- Born: 1991 (age 34–35) Rwanda
- Education: Buena Vista University (Bachelor of Arts in Visual Communication and Graphic Design)
- Occupation: Entrepreneur
- Years active: 1999 — present
- Known for: Women empowerment and Ki-pepeo Kids Clothing
- Title: Founder & Chief executive of Ki-pepeo Kids Clothing

= Priscillah Ruzibuka =

Rwandan female entrepreneur (born 1991)

Priscillah Umutashya Ruzibuka (born 1991) is a Rwandan female entrepreneur who founded Ki-pepeo Kids Clothing, a social enterprise with the aim to help underprivileged women.
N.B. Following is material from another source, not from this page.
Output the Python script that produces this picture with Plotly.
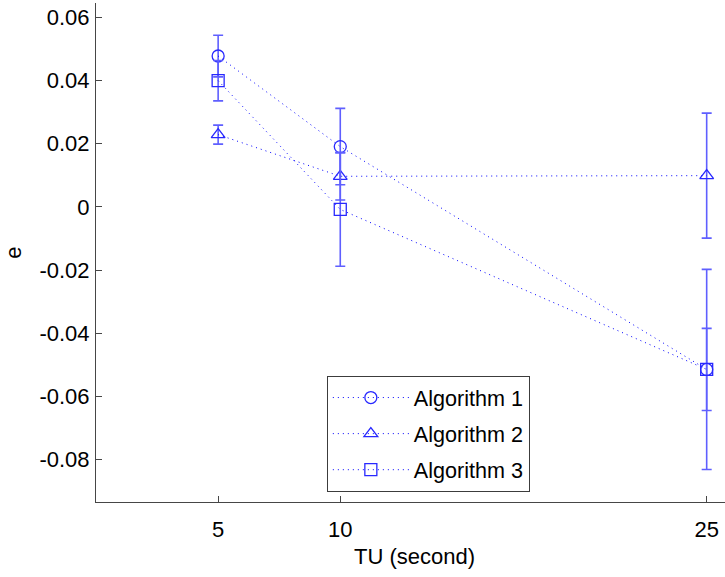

== Early life and education ==
Priscillah Ruzibuka was the third child born to a Catholic family. She was born in Rwanda, but at a young age she and her family relocated to the neighboring country, Tanzania. They later returned to Rwanda.

Ruzibuka holds a Bachelor of Science in Information Technology Engineering from Multimedia University in Malaysia and a master's degree in Project management from Oklahoma Christian University in the United States.

== Career ==
Priscillah Ruzibuka worked in the private sector for two years before becoming an entrepreneur in January 2016. She currently works with former female street vendors, former housemaids and other women from underprivileged communities to help them through her social enterprise, Ki-pepeo Kids Clothing. Ruzibuka trains the women in tailoring and lets them profit from the sale of the clothes by paying fair salaries.

Ruzibuka was inspired by her family's former housemaid, who received tailoring training from Ruzibuka's mother and later used those skills as an entrepreneur in Tanzania.

Ruzibuka believes that many women are still in poverty not because they don't have the capacity to work, but because they didn't get the education and materials they needed. Some lack simple tailoring machines, others don't have the capital to start small businesses. This is the reason behind the name Ki-pepeo (a Kiswahili word meaning "butterfly" in English), referring to the process of transformation from an rather unattractive caterpillar to a beautiful butterfly.

== Grants and awards ==
- Startup grant of $800 from Akili Dada programs
- Africa Business Idea Cup: Best business idea award
- 5th place at the East Africa Regional Competition
- Participant in the Business and Entrepreneurship Track of YALI Regional Leadership Center East Africa
- Pollination Project grant of $1000
- Fund of $10,000 from the United States African Development Foundation
- Queens Young Leaders 2018 winner

== Role models ==
Ruzibuka has said her biggest role model is her mother. Other role models include Strive Masiyiwam, a London-based Zimbabwe businessman, entrepreneur and philanthropist, and Paul Kagame, the president of Rwanda.